One of the things my wife and I have struggled with is that we know that God has brought Phoebe into our lives. Her Down's Syndrome, although a surprise to us, was no surprise to her Heavenly Father; she is fearfully and wonderfully made. However, we also have to recognise that her Down's Syndrome is a result of the fall. 

So my 6 year old's question is a real one -  in the new creation will Phoebe have Down's Syndrome? All will be made new, there will be no more suffering, no more pain. As I've tried to think this through theologically, it seems to me that in the new creation Phoebe will be Phoebe but she will be different, just as I will still be Levy but I will be different.

I cannot understand this, I cannot grasp this, but what I do know is that the pang of sadness I feel when I sometimes think about Phoebe's future will be removed and the pangs of sadness in my own life will be removed too. Phoebe will be as she was meant to be, as I will.

Give me the text and verse you might say? I can't. I could go to Revelation 20:1-4 but that might not convince you. The answer to my 6 year old son has to be a theological construct!! For those lunatics who say you don't need systematic theology just come and speak to a 6 year old.

The Westminster Shorter catechism is such a help to us pastorally here.... 

Q. 11. What are God's works of providence?
A. God's works of providence are his most holy, wise and powerful preserving and governing all his creatures, and all their actions.

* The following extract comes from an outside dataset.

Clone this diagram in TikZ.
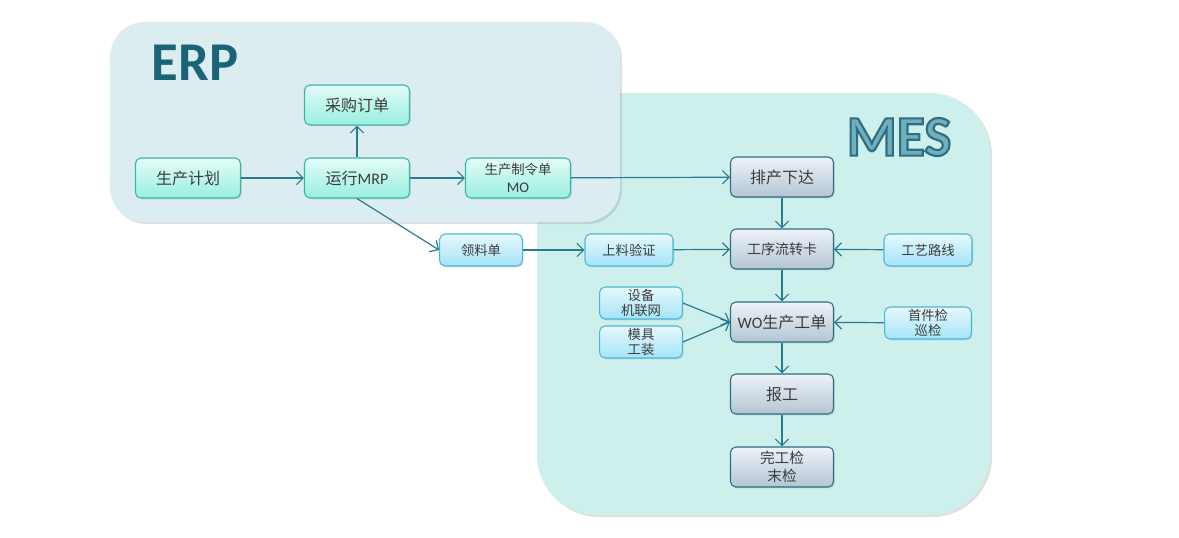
\documentclass[tikz,border=0pt]{standalone}
\usepackage{fontspec}
\setmainfont{Carlito}
\newfontfamily\cjk{Noto Sans CJK SC}
\usetikzlibrary{arrows.meta,shadows}
\definecolor{erpbg}{HTML}{DCEDF2}
\definecolor{mesbg}{HTML}{CEF0EC}
\definecolor{erptxt}{HTML}{1B6478}
\definecolor{mesfill}{HTML}{6FAFBE}
\definecolor{arrcol}{HTML}{2A7A90}
\definecolor{txtgray}{HTML}{3C3C3C}
\definecolor{erpA}{HTML}{E4FCF7}
\definecolor{erpB}{HTML}{98EFDF}
\definecolor{erpD}{HTML}{3AB5A8}
\definecolor{mainA}{HTML}{EDF2F7}
\definecolor{mainB}{HTML}{B3C6D5}
\definecolor{mainD}{HTML}{2D6D83}
\definecolor{subA}{HTML}{E8F8FD}
\definecolor{subB}{HTML}{A3E4F8}
\definecolor{subD}{HTML}{4DB6D8}
\newcommand{\outlinetext}[1]{{\color{mesfill}\special{pdf:literal direct 1.6 w 0.184 0.431 0.502 RG 2 Tr}#1\special{pdf:literal direct 0 Tr}}}
\tikzset{
  panel/.style={drop shadow={opacity=0.25,shadow xshift=1.5pt,shadow yshift=-1.5pt}},
  basebox/.style={rounded corners=4pt, line width=0.8pt, text=txtgray,
    drop shadow={opacity=0.22,shadow xshift=1pt,shadow yshift=-1pt}, align=center, inner sep=1pt},
  erpbox/.style={basebox, top color=erpA, bottom color=erpB, draw=erpD,
    minimum width=78.75pt, minimum height=30pt, font=\cjk\fontsize{12}{14}\selectfont},
  mainbox/.style={basebox, top color=mainA, bottom color=mainB, draw=mainD,
    minimum width=77.25pt, minimum height=30pt, font=\cjk\fontsize{12}{14}\selectfont},
  subbox/.style={basebox, top color=subA, bottom color=subB, draw=subD,
    minimum width=62pt, minimum height=24pt, font=\cjk\fontsize{10}{11.5}\selectfont},
  arr/.style={draw=arrcol, line width=0.9pt, -{Straight Barb[length=5pt,width=10pt]}}
}
\begin{document}
\begin{tikzpicture}[x=0.75pt,y=-0.75pt]
\useasboundingbox (0,0) rectangle (1179,537);
% panels
\fill[mesbg, rounded corners=45pt, panel] (537,93) rectangle (990,515);
\fill[erpbg, rounded corners=26pt, panel] (110,22) rectangle (620,222);
\node[font=\bfseries\fontsize{41}{41}\selectfont, text=erptxt] (erp) at (195,63) {ERP};
\node[font=\bfseries\fontsize{43}{43}\selectfont] (mes) at (899,137) {\outlinetext{MES}};
% ERP nodes
\node[erpbox] (plan) at (188,178) {生产计划};
\node[erpbox] (mrp) at (357,178) {运行{\rmfamily MRP}};
\node[erpbox] (po) at (357,105) {采购订单};
\node[erpbox, font=\cjk\fontsize{10}{13}\selectfont] (mo) at (518,178) {生产制令单\\{\rmfamily\fontsize{11}{13}\selectfont MO}};
% MES main nodes
\node[mainbox] (pc) at (782,177) {排产下达};
\node[mainbox, font=\cjk\fontsize{10.5}{13}\selectfont] (card) at (782,249) {工序流转卡};
\node[mainbox] (wo) at (782,322) {{\rmfamily WO}生产工单};
\node[mainbox] (bg) at (782,394) {报工};
\node[mainbox, font=\cjk\fontsize{11}{14}\selectfont] (wg) at (782,467) {完工检\\末检};
% sub nodes
\node[subbox] (ll) at (481,250) {领料单};
\node[subbox, minimum width=66pt] (sl) at (629,250) {上料验证};
\node[subbox, minimum width=66pt] (gy) at (928,250) {工艺路线};
\node[subbox] (sb) at (641,303) {设备\\机联网};
\node[subbox] (mj) at (641,342) {模具\\工装};
\node[subbox, minimum width=65pt] (sj) at (928,323) {首件检\\巡检};
% connectors
\draw[arr] (plan) -- (mrp);
\draw[arr] (mrp) -- (po);
\draw[arr] (mrp) -- (mo);
\draw[arr] (mo) -- (pc);
\draw[arr] (mrp.south) -- (ll.west);
\draw[arr] (ll) -- (sl);
\draw[arr] (sl) -- (card);
\draw[arr] (gy) -- (card);
\draw[arr] (pc) -- (card);
\draw[arr] (card) -- (wo);
\draw[arr] (sb.east) -- (wo.west);
\draw[arr] (mj.east) -- (wo.west);
\draw[arr] (sj) -- (wo);
\draw[arr] (wo) -- (bg);
\draw[arr] (bg) -- (wg);
\end{tikzpicture}
\end{document}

Q. 38. What benefits do believers receive from Christ at the resurrection?
A. At the resurrection, believers being raised up in glory, shall be openly acknowledged and acquitted in the day of judgment, and made perfectly blessed in the full enjoying of God to all eternity.

As I hold both these truths in tension I can love Phoebe as a gift from my gracious Father and look forward to that day when Christ will come and all effects of the fall will be eradicated.